Анриетта Английская, в девичестве леди Дэрем, явила новые чудеса ловкости, прыгнув из неприглядного положения на полу в реверанс. Но Его величество почему-то не поверил, что жена искренне рада его выздоровлению, и поручил её заботам врача, предупредив, что кровопускание уже сделано. Принцессу поднял с пола за ухо и поблагодарил, что своими выходками отвлекла его от мыслей о кончине. Твёрдой рукой он ввёл дочь в спальню и захлопнул дверь.
- Что ты творишь?! - усадил на кровать с размаху и опустился рядом.
- Ненавижу её!
- Это я уже понял.
- Вы сами слышали: ей нужно богатство и власть! Власть и богатство! Она вас не любит!
Этель Сарацин, как прозвали его подданные, подвинулся поближе к дочери и широкой ладонью пригладил её растрёпанные чёрные волосы, ещё недавно так безупречно зачёсанные в скромную испанскую причёску.
- Джоан, мы ведь с тобой договаривались: я не выдам тебя замуж против воли, а ты не вмешиваешься в мою жизнь. Я - выполняю своё условие...
Джоан капризно отодвинулась и принялась упрямо созерцать портреты, которым не хватило места в парадном зале, но нашёлся приют в королевской спальне. Всё, что творил там Этельред - сообразно прозвищу - происходило с ведома предков.
- Я знаю, что вы думаете, милорд: вам жаль моего будущего мужа.
- Не без этого, дочь моя, не без этого, - усмехнулся он в угольную бороду и спрятал ноги под одеяло: весеннее тепло обманчиво и ветрено, как иное сердце.
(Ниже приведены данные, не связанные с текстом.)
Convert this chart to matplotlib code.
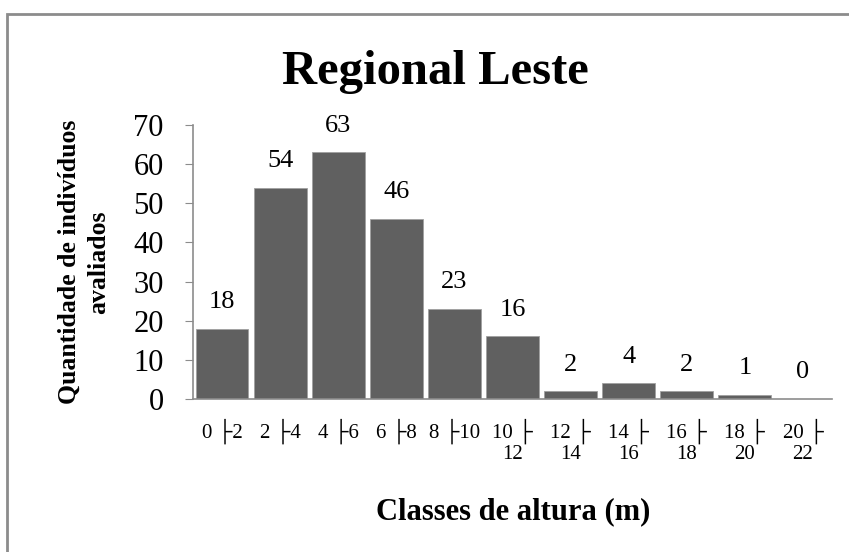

Сердце короля - отвагой подобное львиному, яростью - вепревому, а вольнолюбием - лошадиному - в последние годы теряло былые качества. Некогда крепкий и неугомонный, как три этих животных, вместе взятых, чернобородый Этель не мог преодолеть течения реки, зовомой Время. Невоздержанность подгоняла старость, а старость - особа почтенная и без сопровождения не ходит. В свите её - болезни, усталость, уныние и сожаление... Впрочем, последние две гостьи оказались столь малодушны, что не выдержали нрава принцессы Иоанны и покинули неприветливую обитель.
Поэтому король нарушил уединение, оставил постель и впервые за полгода ввёл под своды спальни юную девицу. Девица была его дочерью. Потому что родительский долг превыше безудержных удовольствий.
Дочь обречённо поднялась, взяла подсвечник, приблизилась к камину и пыталась зажечь свечи.
Они неизменно гасли.
- Дедушка не хочет с тобой разговаривать, - сказал Этельред, наблюдая седьмую попытку. - Он устал от твоего дурного воспитания не меньше, чем я.
- Увы, я располагаю лишь тем, что получила от родителей, - ответила Джоан, не оборачиваясь.
- Сердитая моя козочка, - улыбнулся отец. - Ну что мне с тобой делать? - он подошёл к дочери, взял у неё из рук подсвечник, отставил подальше - и поправил ей фрезу. - Да, она дура. Я её не за ум брал. Но ты же не дура?
- "Дура" по-латыни - "суровая", - гордо ответствовала принцесса.